* _Work instructions_
From the first line of the listing below to the line with "(0,0) rectangle (720,540);", print each line exactly, and nothing more. Leave out the pictures.

* _Dataset section_
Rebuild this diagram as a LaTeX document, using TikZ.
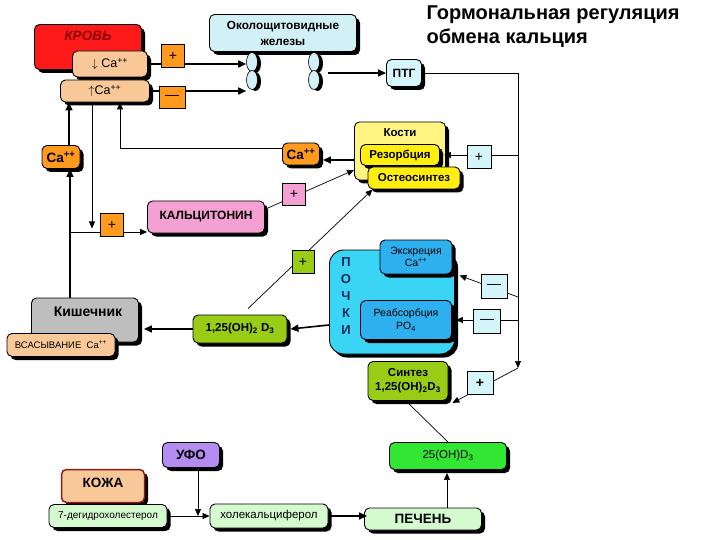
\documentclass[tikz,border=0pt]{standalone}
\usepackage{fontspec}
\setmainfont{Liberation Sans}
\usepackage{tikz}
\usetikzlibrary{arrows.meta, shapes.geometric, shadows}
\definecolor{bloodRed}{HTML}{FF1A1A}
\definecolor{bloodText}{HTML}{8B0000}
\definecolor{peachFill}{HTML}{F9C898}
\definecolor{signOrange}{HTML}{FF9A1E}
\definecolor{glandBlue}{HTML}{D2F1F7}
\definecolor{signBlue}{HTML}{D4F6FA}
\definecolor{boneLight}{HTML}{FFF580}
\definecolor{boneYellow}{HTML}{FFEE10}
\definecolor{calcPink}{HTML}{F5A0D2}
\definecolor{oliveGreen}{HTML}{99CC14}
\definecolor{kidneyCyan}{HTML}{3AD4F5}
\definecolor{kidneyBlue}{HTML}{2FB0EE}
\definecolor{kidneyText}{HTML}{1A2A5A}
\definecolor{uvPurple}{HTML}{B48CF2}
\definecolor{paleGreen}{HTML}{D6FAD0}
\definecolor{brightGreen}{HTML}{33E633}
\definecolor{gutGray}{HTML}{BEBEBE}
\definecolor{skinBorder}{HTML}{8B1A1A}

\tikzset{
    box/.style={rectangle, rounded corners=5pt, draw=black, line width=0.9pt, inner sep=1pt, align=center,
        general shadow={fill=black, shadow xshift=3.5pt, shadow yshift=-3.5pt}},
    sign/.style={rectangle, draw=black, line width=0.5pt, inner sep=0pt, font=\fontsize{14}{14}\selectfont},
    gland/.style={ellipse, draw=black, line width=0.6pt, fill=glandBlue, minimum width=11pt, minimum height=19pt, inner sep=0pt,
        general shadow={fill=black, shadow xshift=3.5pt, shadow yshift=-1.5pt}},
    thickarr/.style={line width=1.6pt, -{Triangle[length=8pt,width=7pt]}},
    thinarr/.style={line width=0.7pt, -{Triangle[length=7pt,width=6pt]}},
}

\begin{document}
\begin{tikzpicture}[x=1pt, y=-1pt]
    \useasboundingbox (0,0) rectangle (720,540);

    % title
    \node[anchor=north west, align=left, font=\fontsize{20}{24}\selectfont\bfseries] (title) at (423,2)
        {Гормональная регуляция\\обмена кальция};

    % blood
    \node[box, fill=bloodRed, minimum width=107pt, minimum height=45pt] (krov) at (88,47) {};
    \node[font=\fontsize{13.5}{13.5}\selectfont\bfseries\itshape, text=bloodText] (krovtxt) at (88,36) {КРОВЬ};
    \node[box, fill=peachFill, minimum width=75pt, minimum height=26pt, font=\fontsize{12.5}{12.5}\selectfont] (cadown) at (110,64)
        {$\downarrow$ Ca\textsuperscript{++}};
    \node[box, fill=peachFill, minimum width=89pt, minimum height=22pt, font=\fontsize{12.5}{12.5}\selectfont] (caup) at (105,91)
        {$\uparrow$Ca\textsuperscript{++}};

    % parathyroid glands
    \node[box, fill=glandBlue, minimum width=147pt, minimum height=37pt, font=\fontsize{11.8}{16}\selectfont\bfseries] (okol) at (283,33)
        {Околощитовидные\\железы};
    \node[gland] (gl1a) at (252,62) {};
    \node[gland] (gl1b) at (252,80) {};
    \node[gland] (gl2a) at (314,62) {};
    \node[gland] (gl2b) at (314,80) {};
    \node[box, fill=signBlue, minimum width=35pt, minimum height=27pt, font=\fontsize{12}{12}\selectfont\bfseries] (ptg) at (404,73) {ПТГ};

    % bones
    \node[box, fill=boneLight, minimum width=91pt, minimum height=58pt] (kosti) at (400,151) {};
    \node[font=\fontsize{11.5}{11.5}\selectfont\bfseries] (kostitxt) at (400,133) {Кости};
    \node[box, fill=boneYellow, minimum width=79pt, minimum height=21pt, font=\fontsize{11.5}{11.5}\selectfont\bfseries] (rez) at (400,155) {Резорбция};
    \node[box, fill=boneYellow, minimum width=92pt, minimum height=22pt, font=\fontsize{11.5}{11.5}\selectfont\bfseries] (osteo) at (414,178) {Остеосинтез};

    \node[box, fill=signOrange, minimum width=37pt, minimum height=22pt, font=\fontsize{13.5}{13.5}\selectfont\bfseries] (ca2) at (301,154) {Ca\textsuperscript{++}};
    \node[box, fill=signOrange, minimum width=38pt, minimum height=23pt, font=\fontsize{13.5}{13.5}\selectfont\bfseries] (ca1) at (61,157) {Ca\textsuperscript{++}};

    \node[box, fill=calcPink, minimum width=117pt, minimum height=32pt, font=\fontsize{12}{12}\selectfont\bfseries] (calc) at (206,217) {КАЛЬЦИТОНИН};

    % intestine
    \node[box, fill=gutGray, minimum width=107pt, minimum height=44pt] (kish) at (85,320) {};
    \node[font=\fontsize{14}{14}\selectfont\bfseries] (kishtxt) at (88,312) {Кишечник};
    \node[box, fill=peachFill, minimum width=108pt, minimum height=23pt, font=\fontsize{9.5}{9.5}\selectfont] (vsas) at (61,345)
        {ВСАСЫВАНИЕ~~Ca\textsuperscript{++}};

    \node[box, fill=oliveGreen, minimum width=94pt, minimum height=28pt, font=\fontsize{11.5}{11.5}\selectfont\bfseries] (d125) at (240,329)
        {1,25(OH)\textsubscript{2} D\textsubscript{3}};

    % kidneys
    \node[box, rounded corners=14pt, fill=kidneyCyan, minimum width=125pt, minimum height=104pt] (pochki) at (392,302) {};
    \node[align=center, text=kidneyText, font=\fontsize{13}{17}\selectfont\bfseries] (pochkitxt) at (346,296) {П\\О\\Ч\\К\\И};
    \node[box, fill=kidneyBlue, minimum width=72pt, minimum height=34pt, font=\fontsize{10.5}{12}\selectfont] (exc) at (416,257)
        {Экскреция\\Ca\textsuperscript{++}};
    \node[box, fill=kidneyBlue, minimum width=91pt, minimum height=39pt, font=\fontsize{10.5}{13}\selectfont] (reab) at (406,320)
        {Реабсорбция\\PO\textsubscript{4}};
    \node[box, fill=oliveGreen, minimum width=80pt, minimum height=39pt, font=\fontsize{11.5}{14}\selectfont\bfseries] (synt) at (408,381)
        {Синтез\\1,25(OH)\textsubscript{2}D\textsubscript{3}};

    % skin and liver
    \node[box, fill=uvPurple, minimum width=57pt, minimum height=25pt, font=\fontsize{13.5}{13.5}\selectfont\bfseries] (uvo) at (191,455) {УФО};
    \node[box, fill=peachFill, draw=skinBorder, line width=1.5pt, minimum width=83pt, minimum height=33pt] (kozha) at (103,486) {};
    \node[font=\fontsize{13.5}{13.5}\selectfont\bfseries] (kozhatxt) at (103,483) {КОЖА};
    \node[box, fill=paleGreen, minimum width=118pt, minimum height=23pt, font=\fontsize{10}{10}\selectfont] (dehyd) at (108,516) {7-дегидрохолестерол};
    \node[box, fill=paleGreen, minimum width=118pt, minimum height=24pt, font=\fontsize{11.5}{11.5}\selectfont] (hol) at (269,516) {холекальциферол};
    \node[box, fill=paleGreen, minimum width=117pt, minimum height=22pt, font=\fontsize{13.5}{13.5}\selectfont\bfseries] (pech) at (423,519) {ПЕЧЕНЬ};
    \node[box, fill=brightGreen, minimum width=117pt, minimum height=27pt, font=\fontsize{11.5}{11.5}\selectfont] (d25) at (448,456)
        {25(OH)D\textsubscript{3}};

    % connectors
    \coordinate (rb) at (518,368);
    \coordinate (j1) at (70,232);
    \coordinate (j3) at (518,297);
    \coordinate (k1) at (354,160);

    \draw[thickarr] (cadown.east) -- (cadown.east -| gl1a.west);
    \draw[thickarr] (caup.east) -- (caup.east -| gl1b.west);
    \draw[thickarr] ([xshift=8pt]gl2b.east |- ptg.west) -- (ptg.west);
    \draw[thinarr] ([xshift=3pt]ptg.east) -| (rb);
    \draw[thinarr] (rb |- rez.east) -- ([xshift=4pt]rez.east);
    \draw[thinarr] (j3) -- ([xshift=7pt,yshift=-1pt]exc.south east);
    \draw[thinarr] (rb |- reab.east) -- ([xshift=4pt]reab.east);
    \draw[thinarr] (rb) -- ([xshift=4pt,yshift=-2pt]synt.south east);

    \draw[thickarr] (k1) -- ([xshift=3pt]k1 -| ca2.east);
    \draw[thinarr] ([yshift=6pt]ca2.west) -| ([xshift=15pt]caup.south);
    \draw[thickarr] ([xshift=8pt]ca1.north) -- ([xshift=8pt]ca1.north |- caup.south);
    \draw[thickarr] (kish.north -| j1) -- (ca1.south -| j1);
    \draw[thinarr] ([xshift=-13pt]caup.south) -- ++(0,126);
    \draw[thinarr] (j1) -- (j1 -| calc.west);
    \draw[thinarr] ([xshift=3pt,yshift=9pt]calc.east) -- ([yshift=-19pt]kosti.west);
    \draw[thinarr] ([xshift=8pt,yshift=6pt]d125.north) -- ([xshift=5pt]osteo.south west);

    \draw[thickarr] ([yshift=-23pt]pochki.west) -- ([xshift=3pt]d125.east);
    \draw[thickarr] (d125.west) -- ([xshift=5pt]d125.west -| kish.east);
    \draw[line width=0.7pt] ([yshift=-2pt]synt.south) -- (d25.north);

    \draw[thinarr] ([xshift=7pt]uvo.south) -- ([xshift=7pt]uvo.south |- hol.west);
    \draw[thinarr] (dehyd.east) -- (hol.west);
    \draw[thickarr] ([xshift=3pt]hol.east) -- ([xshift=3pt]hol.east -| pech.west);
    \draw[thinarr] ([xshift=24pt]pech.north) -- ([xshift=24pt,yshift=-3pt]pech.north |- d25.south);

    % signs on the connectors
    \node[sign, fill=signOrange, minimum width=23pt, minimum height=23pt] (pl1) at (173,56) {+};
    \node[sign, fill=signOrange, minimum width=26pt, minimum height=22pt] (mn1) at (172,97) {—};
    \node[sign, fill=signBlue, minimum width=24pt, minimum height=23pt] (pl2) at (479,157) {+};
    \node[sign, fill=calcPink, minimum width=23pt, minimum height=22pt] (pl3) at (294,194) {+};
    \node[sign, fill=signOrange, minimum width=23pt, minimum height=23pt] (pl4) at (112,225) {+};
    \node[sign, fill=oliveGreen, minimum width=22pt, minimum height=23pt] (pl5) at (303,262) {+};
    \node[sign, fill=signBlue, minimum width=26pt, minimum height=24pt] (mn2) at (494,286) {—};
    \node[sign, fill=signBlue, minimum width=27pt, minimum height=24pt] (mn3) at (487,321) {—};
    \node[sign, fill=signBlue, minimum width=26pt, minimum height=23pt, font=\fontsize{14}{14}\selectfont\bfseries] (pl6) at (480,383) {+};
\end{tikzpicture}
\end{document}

* _Finished exercise_
Rebuild this diagram as a LaTeX document, using TikZ.
\documentclass[tikz,border=0pt]{standalone}
\usepackage{fontspec}
\setmainfont{Liberation Sans}
\usepackage{tikz}
\usetikzlibrary{arrows.meta, shapes.geometric, shadows}
\definecolor{bloodRed}{HTML}{FF1A1A}
\definecolor{bloodText}{HTML}{8B0000}
\definecolor{peachFill}{HTML}{F9C898}
\definecolor{signOrange}{HTML}{FF9A1E}
\definecolor{glandBlue}{HTML}{D2F1F7}
\definecolor{signBlue}{HTML}{D4F6FA}
\definecolor{boneLight}{HTML}{FFF580}
\definecolor{boneYellow}{HTML}{FFEE10}
\definecolor{calcPink}{HTML}{F5A0D2}
\definecolor{oliveGreen}{HTML}{99CC14}
\definecolor{kidneyCyan}{HTML}{3AD4F5}
\definecolor{kidneyBlue}{HTML}{2FB0EE}
\definecolor{kidneyText}{HTML}{1A2A5A}
\definecolor{uvPurple}{HTML}{B48CF2}
\definecolor{paleGreen}{HTML}{D6FAD0}
\definecolor{brightGreen}{HTML}{33E633}
\definecolor{gutGray}{HTML}{BEBEBE}
\definecolor{skinBorder}{HTML}{8B1A1A}

\tikzset{
    box/.style={rectangle, rounded corners=5pt, draw=black, line width=0.9pt, inner sep=1pt, align=center,
        general shadow={fill=black, shadow xshift=3.5pt, shadow yshift=-3.5pt}},
    sign/.style={rectangle, draw=black, line width=0.5pt, inner sep=0pt, font=\fontsize{14}{14}\selectfont},
    gland/.style={ellipse, draw=black, line width=0.6pt, fill=glandBlue, minimum width=11pt, minimum height=19pt, inner sep=0pt,
        general shadow={fill=black, shadow xshift=3.5pt, shadow yshift=-1.5pt}},
    thickarr/.style={line width=1.6pt, -{Triangle[length=8pt,width=7pt]}},
    thinarr/.style={line width=0.7pt, -{Triangle[length=7pt,width=6pt]}},
}

\begin{document}
\begin{tikzpicture}[x=1pt, y=-1pt]
    \useasboundingbox (0,0) rectangle (720,540);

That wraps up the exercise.